Latent Spaces & Permissionless Dreams

byBotao Amber Hu, Egor Kraft

Course Description

What’s that Reality in the Future?

The philosophical and artistic part of the course is a blend of visually rich lecture-seminars that delve into the intersection of intermedia art, philosophy of technology and speculative design research. The explored narratives are based on recent discourse within the field of philosophy of technology and acknowledgement of fundamental challenges that life on earth faces in the era of the so-called, fourth industrial revolution. We’re going to explore AI as a technology of automation and algorithmic cognition, peer-to-peer computation systems, new networked infrastructures and mixed realities. We will address some topics in purely technical terms, while others through the lens of socio-humanitarian studies, derivative aesthetics, epistemic challenges posed by synthetic forms of knowledge production and, of course, design questions that these technological projections pose in both near and far futures. It is important to recognise the scale of impact of the current state of computational advancements not only on every aspect of how the world is built, but also on how it is studied. We will be exercising recognition and prediction of the trends and challenges to come, that will be central to artistic & design research. Students will be invited to look at AI, Web3 & MR both through the lenses of speculative design and practical knowledge in order to learn work with these technologies within their individual, group, commissioned or self-initiated practices.

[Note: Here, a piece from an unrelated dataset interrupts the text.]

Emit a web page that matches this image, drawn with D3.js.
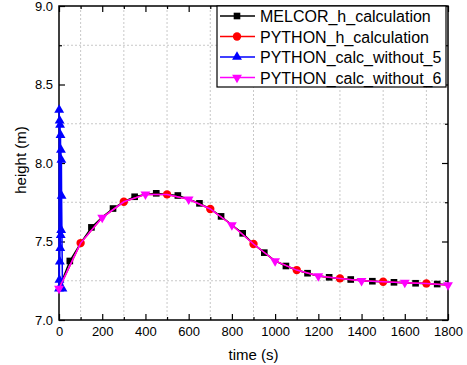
<!DOCTYPE html>
<html><head><meta charset="utf-8">
<script src="https://cdn.jsdelivr.net/npm/d3@7"></script>
<style>body{margin:0;background:#fff}svg{display:block;font-family:"Liberation Sans",Arial,sans-serif}</style>
</head><body><svg id="c" width="467" height="365"></svg>
<script>
// MELCOR series (every 50 s)
const melcorTime = [0,50,100,150,200,250,300,350,400,450,500,550,600,650,700,750,800,850,900,950,1000,1050,1100,1150,1200,1250,1300,1350,1400,1450,1500,1550,1600,1650,1700,1750,1800];
const melcorH = [7.20,7.376,7.49,7.59,7.655,7.71,7.753,7.785,7.80,7.807,7.80,7.793,7.769,7.743,7.707,7.66,7.605,7.552,7.484,7.429,7.376,7.344,7.318,7.298,7.280,7.272,7.265,7.258,7.250,7.247,7.244,7.240,7.237,7.234,7.232,7.229,7.225];
// PYTHON series (every 100 s)
const pyTime = [0,100,200,300,400,500,600,700,800,900,1000,1100,1200,1300,1400,1500,1600,1700,1800];
const pyH = [7.20,7.49,7.652,7.753,7.80,7.80,7.769,7.707,7.605,7.484,7.376,7.318,7.280,7.265,7.250,7.244,7.238,7.233,7.223];
const pyW6H = [7.20,7.49,7.652,7.753,7.80,7.80,7.769,7.707,7.605,7.484,7.376,7.318,7.280,7.265,7.250,7.244,7.238,7.233,7.223];
// PYTHON without 5 (unstable, first seconds)
const pyW5Time = [0,1,2,3,4,5,6,7,8,9,10,11,12,16];
const pyW5H = [7.20,8.338,7.255,8.27,7.371,8.242,7.457,8.178,7.541,8.083,7.573,8.019,7.79,7.20];
const legendLabels = ["MELCOR_h_calculation","PYTHON_h_calculation","PYTHON_calc_without_5","PYTHON_calc_without_6"];
const xTicks = [0,200,400,600,800,1000,1200,1400,1600,1800];
const yTicks = [7.0,7.5,8.0,8.5,9.0];

const svg = d3.select("#c");
const L=59,R=448,T=6,B=320;
const x = d3.scaleLinear().domain([0,1800]).range([L,R]);
const y = d3.scaleLinear().domain([7,9]).range([B,T]);

// grid at minor positions
const xMinor = d3.range(100,1800,200), yMinor=[7.25,7.75,8.25,8.75];
svg.append("g").selectAll("line").data(xMinor).join("line")
  .attr("x1",d=>x(d)).attr("x2",d=>x(d)).attr("y1",T).attr("y2",B)
  .attr("stroke","#c8c8c8").attr("stroke-width",1).attr("stroke-dasharray","2,2");
svg.append("g").selectAll("line").data(yMinor).join("line")
  .attr("y1",d=>y(d)).attr("y2",d=>y(d)).attr("x1",L).attr("x2",R)
  .attr("stroke","#c8c8c8").attr("stroke-width",1).attr("stroke-dasharray","2,2");

// axes
const fmtY = d3.format(".1f");
const gx = svg.append("g").attr("transform",`translate(0,${B})`)
  .call(d3.axisBottom(x).tickValues(xTicks).tickSize(-6).tickPadding(7).tickFormat(d3.format("d")));
const gxm = svg.append("g").attr("transform",`translate(0,${B})`)
  .call(d3.axisBottom(x).tickValues(xMinor).tickSize(-3).tickFormat(""));
const gxt = svg.append("g").attr("transform",`translate(0,${T})`)
  .call(d3.axisTop(x).tickValues(xTicks).tickSize(-6).tickFormat(""));
const gxtm = svg.append("g").attr("transform",`translate(0,${T})`)
  .call(d3.axisTop(x).tickValues(xMinor).tickSize(-3).tickFormat(""));
const gy = svg.append("g").attr("transform",`translate(${L},0)`)
  .call(d3.axisLeft(y).tickValues(yTicks).tickSize(-6).tickPadding(6).tickFormat(fmtY));
const gym = svg.append("g").attr("transform",`translate(${L},0)`)
  .call(d3.axisLeft(y).tickValues(yMinor).tickSize(-3).tickFormat(""));
const gyr = svg.append("g").attr("transform",`translate(${R},0)`)
  .call(d3.axisRight(y).tickValues(yTicks).tickSize(-6).tickFormat(""));
const gyrm = svg.append("g").attr("transform",`translate(${R},0)`)
  .call(d3.axisRight(y).tickValues(yMinor).tickSize(-3).tickFormat(""));
[gx,gxm,gxt,gxtm,gy,gym,gyr,gyrm].forEach(g=>{
  g.select(".domain").remove();
  g.selectAll("line").attr("stroke","#000").attr("stroke-width",1.2);
  g.selectAll("text").attr("font-size",13).attr("fill","#000").attr("font-family","Liberation Sans, Arial, sans-serif");
});
svg.append("rect").attr("x",L).attr("y",T).attr("width",R-L).attr("height",B-T)
  .attr("fill","none").attr("stroke","#000").attr("stroke-width",1.5);

svg.append("text").attr("x",(L+R)/2).attr("y",360).attr("text-anchor","middle")
  .attr("font-size",15).text("time (s)");
svg.append("text").attr("transform",`translate(26,160) rotate(-90)`).attr("text-anchor","middle")
  .attr("font-size",15).text("height (m)");

// series
const plot = svg.append("g");
const line = d3.line().x(d=>x(d[0])).y(d=>y(d[1]));
const zip=(a,b)=>a.map((v,i)=>[v,b[i]]);
const sq = d3.symbol().type(d3.symbolSquare).size(44);
const ci = d3.symbol().type(d3.symbolCircle).size(55);
const tri = d3.symbol().type(d3.symbolTriangle).size(42);
function mark(g,pts,sym,color,rot){
  g.selectAll(null).data(pts).join("path").attr("d",sym)
   .attr("transform",d=>`translate(${x(d[0])},${y(d[1])})${rot?" rotate(180)":""}`)
   .attr("fill",color);
}
const mel = zip(melcorTime,melcorH), py = zip(pyTime,pyH), w5 = zip(pyW5Time,pyW5H), w6 = zip(pyTime,pyW6H);
plot.append("path").datum(mel).attr("d",line).attr("fill","none").attr("stroke","#000").attr("stroke-width",1.5);
mark(plot,mel.filter((d,i)=>i%2===1),sq,"#000");
plot.append("path").datum(py).attr("d",line).attr("fill","none").attr("stroke","#ff0000").attr("stroke-width",1.5);
mark(plot,py.filter((d,i)=>i%2===1),ci,"#ff0000");
plot.append("path").datum(w5).attr("d",line).attr("fill","none").attr("stroke","#0000ff").attr("stroke-width",1.5);
mark(plot,w5,tri,"#0000ff");
plot.append("path").datum(w6).attr("d",line).attr("fill","none").attr("stroke","#ff00ff").attr("stroke-width",1.5);
mark(plot,w6.filter((d,i)=>i%2===0),tri,"#ff00ff",true);

// legend
const lg = svg.append("g");
lg.append("rect").attr("x",217).attr("y",6).attr("width",229).attr("height",81)
  .attr("fill","#fff").attr("stroke","#000").attr("stroke-width",1.2);
const colors=["#000","#ff0000","#0000ff","#ff00ff"];
const syms=[sq,ci,tri,tri];
legendLabels.forEach((lab,i)=>{
  const yy = 16+i*20.5;
  lg.append("line").attr("x1",220).attr("x2",255).attr("y1",yy).attr("y2",yy).attr("stroke",colors[i]).attr("stroke-width",1.5);
  lg.append("path").attr("d",syms[i]).attr("transform",`translate(237,${yy})${i===3?" rotate(180)":""}`).attr("fill",colors[i]);
  lg.append("text").attr("x",260).attr("y",yy+6).attr("font-size",16).text(lab);
});
</script></body></html>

Finally, your speculative design will be showcased as an academic pictorial with artwork. While there are no strict rules for the artwork form, it's better to focus more on speculative practice rather than investing too much effort into exhibition production. Consider using mediums like novels, AIGC, or mixed reality devices (like Vision Pro) to depict future mixed realities.

Keywords

Speculative Design, Philosophy of Technology (AI, XR, Web3), Technological Pluralisms, Mixed Realities

Course Objectives

  • Gain knowledge about core research topics addressing ongoing and future technological conditions.
  • Learning to approach any computationally specific project in critically reflexive ways is a skill that directly correlates with the quality and sustainability of any related design or artistic project.

Teaching Team

Course Dates

  • June 17 - July 5, 2024

Syllabus

  • Lecture 1. The Work of Art in the Age of Automation

  • Lecture 2. Designing towards organological

    • (tech as organ rather then tech as the other)
  • Lecture 3. New materiality. Silicon. The next Intelligence.

    • (an opposite approach to the above)
  • Lecture 4. Human centric design & Beyond human Centrism.

    • (where we don't make tech to be like us, but instead we try and learn from it to see beyond what were able to normally see)
  • Lecture 5. Aesthetics of AI: Latent Spaces. Aethetics of Robotics: Uncanny Valley. Aethetics of Web3: Memecoinomy

  • Lecture 6. Systemic Biases. Avoidable Dystopias.

  • Lecture 7. Algorithmic Generator vs Discriminator. Art & Design Ecosytem.

  • Lecture 8. Feedback Loops & Cybernetics. Feedback Loops & Conceptual Epistemics

  • Lecture 9. Cellular Automata

  • Lecture 10. Corrupt Ontologies, Resolution Reality Degradation, Echo Chambers & Data Cannibalism

  • Lecture 11. Topology of Ai & Computing Systems, Infrastructure & Logistics

  • Lecture 12. Intelligent Planet. Solaris. Planetary Scale Computation

  • Lecture 13. Automation as Ecology. Automation Automates Autonomy

  • Lecture 14. Cosmotechnics. Technological Pluralisms

  • Lecture 15. Web3 Ecologies. Consensus. Incentivisation.

  • Workshop 1: Black Mirror Writing Room

  • Workshop 2: What’s Mixed Reality? How to Paper Prototype a New Reality?

  • Workshop 3: Merging Mixed Realities

  • Workshop 4: How to write a Pictorial / Paper for your artwork?